Non dimentichiamo però la deducibilità: i dipendenti possono dedurre dal 730 fino a 5.164,27 euro, incluso anche quanto versato dai loro familiari e dall’azienda in qualità di welfare (che approfondiremo tra poco). Ad esempio, se una persona guadagna 20.000 euro all’anno e versa 2.000 euro al fondo pensione, l’imponibile IRPEF scende a 18.000 euro.
Si può spostare il welfare nel TFR?
La risposta immediata è sì, ma la domanda successiva è: perché farlo? Semplice, per i vantaggi fiscali e la possibilità di dedurre il welfare versato dal 730 fino alla quota massima di 5.164,27 euro, che abbiamo precedentemente citato.

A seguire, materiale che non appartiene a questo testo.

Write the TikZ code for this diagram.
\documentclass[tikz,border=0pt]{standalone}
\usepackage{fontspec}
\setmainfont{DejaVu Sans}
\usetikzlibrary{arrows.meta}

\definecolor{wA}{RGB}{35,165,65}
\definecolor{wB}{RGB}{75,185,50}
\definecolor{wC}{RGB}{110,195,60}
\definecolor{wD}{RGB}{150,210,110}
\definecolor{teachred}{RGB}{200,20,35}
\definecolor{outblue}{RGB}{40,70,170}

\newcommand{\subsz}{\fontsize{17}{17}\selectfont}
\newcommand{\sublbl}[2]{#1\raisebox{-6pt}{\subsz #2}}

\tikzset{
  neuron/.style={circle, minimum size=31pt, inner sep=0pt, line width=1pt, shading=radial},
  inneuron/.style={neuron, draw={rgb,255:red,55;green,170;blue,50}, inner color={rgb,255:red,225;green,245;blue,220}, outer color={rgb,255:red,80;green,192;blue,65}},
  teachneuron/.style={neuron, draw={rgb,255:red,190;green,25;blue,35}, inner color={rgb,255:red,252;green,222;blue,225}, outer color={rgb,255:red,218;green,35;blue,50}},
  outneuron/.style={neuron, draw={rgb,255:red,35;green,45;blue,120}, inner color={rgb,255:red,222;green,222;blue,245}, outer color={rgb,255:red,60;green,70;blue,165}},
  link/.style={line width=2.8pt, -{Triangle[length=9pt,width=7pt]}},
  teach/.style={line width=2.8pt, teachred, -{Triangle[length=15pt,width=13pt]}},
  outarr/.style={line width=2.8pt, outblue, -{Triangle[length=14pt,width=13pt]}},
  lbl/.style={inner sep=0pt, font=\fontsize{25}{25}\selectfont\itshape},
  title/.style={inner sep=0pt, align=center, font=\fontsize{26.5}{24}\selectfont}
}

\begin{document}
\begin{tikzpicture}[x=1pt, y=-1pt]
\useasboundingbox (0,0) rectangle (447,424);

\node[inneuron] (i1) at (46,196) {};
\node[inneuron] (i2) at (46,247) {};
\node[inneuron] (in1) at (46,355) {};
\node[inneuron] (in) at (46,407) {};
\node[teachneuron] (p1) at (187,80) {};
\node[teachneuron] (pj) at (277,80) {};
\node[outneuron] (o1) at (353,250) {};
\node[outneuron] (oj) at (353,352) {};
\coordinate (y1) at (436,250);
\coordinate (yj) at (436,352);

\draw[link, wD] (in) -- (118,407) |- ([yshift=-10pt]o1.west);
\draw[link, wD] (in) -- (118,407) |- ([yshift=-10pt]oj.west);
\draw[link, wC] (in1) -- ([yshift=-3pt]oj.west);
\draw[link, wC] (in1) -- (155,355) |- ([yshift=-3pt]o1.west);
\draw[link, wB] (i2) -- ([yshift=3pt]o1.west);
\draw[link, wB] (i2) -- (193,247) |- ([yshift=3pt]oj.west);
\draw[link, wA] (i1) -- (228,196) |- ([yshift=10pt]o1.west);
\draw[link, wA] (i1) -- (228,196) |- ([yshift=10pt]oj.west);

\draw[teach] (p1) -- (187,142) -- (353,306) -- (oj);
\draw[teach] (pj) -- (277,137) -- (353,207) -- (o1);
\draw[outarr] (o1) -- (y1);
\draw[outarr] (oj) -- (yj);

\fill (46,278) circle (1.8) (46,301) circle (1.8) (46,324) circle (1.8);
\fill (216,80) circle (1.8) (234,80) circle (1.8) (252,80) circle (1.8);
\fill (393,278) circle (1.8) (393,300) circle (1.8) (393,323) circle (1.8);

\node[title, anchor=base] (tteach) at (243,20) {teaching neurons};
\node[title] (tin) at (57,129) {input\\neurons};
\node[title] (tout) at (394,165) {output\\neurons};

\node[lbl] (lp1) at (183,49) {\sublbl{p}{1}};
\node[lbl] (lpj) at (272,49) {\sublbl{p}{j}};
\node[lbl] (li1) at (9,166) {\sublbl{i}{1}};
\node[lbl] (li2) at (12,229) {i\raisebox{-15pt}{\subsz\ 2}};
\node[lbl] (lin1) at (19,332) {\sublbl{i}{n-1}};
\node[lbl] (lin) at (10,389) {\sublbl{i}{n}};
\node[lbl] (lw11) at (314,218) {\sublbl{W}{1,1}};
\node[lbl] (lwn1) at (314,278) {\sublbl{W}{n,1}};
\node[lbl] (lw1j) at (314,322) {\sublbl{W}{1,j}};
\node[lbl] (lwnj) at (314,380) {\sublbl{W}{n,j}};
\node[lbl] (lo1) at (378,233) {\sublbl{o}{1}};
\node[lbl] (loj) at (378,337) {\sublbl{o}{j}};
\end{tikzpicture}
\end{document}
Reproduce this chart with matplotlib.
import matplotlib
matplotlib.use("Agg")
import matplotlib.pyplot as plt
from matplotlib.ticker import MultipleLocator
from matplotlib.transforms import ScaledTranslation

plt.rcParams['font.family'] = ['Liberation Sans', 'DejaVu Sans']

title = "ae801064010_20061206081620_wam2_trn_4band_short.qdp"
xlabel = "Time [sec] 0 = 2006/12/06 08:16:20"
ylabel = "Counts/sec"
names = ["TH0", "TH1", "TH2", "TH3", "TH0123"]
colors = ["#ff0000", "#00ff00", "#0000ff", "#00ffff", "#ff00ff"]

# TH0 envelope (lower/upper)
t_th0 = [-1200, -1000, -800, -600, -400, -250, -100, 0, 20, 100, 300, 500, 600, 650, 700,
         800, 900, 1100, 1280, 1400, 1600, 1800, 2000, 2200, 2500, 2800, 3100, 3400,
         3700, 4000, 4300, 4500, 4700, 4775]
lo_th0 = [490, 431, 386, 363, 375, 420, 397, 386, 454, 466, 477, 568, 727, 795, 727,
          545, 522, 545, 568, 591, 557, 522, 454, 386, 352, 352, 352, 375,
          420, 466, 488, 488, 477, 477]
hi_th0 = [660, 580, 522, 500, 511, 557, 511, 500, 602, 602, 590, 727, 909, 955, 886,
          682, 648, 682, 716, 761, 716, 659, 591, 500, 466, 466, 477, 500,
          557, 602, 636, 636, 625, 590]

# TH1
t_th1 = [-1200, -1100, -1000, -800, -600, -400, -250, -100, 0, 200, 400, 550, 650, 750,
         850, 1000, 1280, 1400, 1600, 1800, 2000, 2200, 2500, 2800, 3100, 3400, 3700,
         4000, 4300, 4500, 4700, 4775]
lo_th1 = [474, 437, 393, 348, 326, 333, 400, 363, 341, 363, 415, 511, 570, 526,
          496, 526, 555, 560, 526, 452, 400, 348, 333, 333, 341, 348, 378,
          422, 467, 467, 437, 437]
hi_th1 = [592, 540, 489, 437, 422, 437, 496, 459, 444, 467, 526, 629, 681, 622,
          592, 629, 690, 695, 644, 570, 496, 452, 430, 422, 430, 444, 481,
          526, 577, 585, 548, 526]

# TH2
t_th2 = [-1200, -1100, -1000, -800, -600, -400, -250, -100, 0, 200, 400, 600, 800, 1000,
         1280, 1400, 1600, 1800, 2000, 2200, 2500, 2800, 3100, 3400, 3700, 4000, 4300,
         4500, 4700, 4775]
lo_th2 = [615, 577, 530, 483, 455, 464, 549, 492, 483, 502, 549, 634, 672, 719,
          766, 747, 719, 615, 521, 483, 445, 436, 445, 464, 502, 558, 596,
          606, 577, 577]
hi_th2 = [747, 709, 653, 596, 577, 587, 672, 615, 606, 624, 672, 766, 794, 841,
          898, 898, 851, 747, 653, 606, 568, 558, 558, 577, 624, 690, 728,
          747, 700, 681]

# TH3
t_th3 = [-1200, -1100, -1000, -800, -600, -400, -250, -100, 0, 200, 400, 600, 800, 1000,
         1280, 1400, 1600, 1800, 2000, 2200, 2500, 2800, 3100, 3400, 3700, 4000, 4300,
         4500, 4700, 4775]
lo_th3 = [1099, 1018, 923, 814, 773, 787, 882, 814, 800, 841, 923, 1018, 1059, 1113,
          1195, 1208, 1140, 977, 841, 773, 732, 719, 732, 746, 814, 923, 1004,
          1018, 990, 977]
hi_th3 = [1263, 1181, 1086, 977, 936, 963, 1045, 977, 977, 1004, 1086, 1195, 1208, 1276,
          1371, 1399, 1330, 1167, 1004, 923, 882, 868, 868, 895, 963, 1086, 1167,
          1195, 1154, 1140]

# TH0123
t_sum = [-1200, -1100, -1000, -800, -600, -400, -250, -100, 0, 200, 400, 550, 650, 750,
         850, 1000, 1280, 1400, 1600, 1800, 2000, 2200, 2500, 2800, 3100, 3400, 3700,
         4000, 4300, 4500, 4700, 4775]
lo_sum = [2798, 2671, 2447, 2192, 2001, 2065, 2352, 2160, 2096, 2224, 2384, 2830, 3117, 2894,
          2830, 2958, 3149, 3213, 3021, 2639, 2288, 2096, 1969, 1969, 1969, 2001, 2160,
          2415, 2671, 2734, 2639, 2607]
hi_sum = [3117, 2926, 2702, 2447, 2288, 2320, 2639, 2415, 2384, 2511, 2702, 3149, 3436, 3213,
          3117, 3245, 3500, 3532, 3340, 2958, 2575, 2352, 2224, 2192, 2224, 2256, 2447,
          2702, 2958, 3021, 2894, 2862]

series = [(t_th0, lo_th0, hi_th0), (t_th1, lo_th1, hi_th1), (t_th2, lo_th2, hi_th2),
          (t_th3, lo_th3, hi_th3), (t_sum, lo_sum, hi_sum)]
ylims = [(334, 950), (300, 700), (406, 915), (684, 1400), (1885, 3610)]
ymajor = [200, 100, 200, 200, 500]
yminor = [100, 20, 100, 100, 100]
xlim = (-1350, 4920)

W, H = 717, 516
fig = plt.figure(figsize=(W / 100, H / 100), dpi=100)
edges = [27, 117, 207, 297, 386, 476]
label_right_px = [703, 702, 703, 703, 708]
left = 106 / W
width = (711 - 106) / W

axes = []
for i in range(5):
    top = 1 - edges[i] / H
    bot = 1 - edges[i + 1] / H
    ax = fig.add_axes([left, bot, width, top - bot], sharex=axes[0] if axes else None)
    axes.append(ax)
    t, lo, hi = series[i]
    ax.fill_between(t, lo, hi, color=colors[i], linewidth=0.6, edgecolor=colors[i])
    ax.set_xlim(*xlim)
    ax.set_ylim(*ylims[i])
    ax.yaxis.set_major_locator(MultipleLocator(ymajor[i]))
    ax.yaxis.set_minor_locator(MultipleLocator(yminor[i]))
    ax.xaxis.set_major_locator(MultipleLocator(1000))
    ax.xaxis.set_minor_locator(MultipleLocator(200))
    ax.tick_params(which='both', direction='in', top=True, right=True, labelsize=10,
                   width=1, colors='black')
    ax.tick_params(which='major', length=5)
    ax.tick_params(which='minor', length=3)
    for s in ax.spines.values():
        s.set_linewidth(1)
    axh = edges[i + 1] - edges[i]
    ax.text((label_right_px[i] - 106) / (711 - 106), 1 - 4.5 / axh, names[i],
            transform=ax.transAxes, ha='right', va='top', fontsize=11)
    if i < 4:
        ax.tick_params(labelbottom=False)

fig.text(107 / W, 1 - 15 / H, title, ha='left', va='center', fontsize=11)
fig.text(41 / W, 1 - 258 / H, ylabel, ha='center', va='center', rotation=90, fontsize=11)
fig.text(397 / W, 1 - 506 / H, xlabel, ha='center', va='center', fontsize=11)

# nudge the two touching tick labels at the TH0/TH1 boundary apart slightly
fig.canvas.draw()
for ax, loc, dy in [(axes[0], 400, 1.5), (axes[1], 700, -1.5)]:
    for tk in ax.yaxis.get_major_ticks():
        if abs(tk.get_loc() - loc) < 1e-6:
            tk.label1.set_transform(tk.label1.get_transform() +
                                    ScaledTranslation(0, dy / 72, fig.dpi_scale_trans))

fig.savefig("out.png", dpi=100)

Per potere cogliere questo vantaggio, il datore di lavoro deve attivare un piano welfare. Si può inoltre decidere se versare tutto il budget welfare nel fondo pensione, oppure solo una parte. Ricordiamo che l’importo del welfare dipende da quanto indicato nei CCNL, nel caso sia obbligatorio, oppure può essere liberamente stabilito dall’azienda.